Do this:
Filter the records below and copy every line containing the word "TypeScript".

The input:

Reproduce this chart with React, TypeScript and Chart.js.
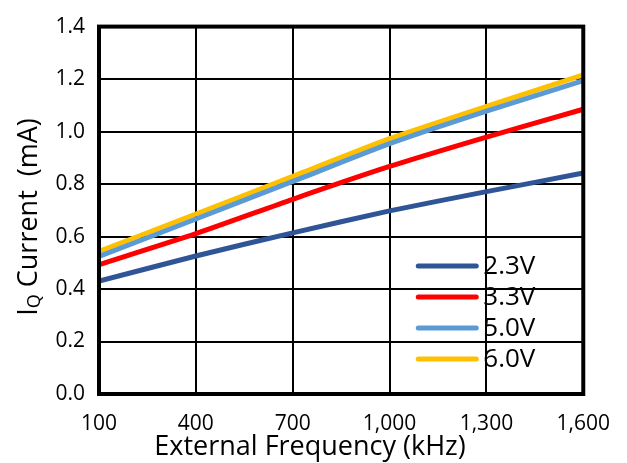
---
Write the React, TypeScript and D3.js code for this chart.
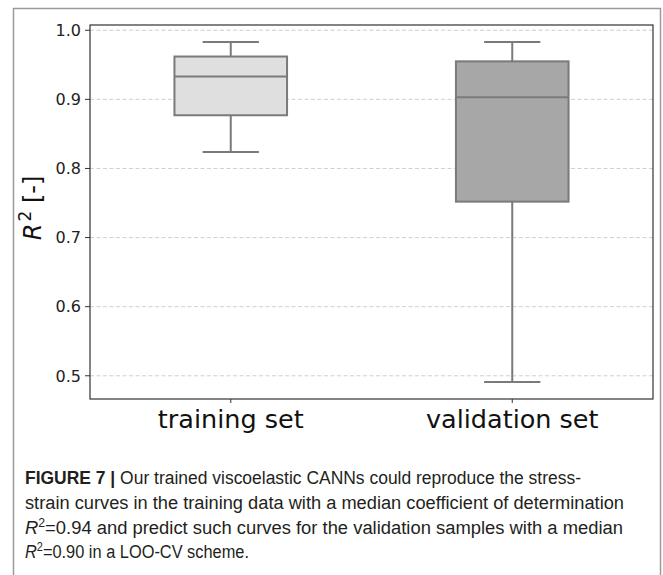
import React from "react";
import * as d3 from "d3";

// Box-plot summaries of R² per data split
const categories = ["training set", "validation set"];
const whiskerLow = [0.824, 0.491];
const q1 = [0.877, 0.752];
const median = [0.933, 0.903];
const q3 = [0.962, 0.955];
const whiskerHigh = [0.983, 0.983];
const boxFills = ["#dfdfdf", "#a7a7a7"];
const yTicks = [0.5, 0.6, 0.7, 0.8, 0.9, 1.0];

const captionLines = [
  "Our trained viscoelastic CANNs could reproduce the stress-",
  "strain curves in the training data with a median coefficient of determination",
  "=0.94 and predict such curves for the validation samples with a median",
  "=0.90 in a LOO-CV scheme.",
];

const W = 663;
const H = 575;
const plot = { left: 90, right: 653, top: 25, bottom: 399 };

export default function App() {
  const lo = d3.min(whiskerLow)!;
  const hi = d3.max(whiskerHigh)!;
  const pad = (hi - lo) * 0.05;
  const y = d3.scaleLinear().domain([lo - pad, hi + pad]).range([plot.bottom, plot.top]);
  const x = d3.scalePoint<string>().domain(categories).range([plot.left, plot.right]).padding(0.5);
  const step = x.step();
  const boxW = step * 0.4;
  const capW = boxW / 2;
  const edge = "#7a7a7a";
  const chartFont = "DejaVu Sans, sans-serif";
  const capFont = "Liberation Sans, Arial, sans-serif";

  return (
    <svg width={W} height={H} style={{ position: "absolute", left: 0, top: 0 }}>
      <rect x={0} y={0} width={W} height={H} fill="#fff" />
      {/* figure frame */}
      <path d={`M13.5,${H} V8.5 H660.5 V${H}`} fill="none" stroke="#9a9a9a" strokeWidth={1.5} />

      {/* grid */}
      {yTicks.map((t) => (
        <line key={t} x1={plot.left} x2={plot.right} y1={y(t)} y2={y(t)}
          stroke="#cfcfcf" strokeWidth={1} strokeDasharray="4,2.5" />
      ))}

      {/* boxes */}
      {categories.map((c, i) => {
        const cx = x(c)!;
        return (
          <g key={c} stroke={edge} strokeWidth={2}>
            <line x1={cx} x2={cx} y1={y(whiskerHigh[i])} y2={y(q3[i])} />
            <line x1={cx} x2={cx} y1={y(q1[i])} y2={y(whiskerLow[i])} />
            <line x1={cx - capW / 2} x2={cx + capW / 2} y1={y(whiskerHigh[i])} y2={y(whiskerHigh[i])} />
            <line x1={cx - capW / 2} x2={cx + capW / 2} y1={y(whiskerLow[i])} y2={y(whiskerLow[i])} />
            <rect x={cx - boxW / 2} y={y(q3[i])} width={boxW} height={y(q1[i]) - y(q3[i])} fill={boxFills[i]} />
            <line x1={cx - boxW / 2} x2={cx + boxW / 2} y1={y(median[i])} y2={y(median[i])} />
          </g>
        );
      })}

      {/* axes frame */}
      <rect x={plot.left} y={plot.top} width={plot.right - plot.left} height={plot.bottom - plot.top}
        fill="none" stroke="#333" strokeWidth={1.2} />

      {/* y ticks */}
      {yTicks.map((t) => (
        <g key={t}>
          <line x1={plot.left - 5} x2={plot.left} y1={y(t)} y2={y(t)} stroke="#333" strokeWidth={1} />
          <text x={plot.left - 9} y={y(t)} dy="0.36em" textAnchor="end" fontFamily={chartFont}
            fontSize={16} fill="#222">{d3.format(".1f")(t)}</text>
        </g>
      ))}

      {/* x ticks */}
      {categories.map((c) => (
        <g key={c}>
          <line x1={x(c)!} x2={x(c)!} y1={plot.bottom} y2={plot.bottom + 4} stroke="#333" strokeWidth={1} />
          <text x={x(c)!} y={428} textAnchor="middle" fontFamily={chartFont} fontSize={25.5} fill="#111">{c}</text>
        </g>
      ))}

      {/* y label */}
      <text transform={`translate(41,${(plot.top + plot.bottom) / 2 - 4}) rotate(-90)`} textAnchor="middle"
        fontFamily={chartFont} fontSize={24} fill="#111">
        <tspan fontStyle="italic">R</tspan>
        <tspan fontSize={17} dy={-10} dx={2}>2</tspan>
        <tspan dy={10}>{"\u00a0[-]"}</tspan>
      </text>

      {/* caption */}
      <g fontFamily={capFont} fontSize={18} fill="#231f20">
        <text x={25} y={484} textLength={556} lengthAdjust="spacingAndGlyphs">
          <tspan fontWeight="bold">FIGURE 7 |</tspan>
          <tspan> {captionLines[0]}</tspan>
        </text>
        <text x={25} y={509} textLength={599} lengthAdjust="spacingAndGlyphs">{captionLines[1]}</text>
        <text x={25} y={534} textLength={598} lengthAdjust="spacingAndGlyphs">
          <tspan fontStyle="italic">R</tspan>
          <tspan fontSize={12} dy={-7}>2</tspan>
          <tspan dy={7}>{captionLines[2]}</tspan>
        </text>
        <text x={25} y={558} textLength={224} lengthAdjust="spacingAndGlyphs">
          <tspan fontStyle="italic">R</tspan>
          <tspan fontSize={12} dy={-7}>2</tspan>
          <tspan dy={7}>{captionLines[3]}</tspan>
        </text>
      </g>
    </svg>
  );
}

Exercise response:
Reproduce this chart with React, TypeScript and Chart.js.
Write the React, TypeScript and D3.js code for this chart.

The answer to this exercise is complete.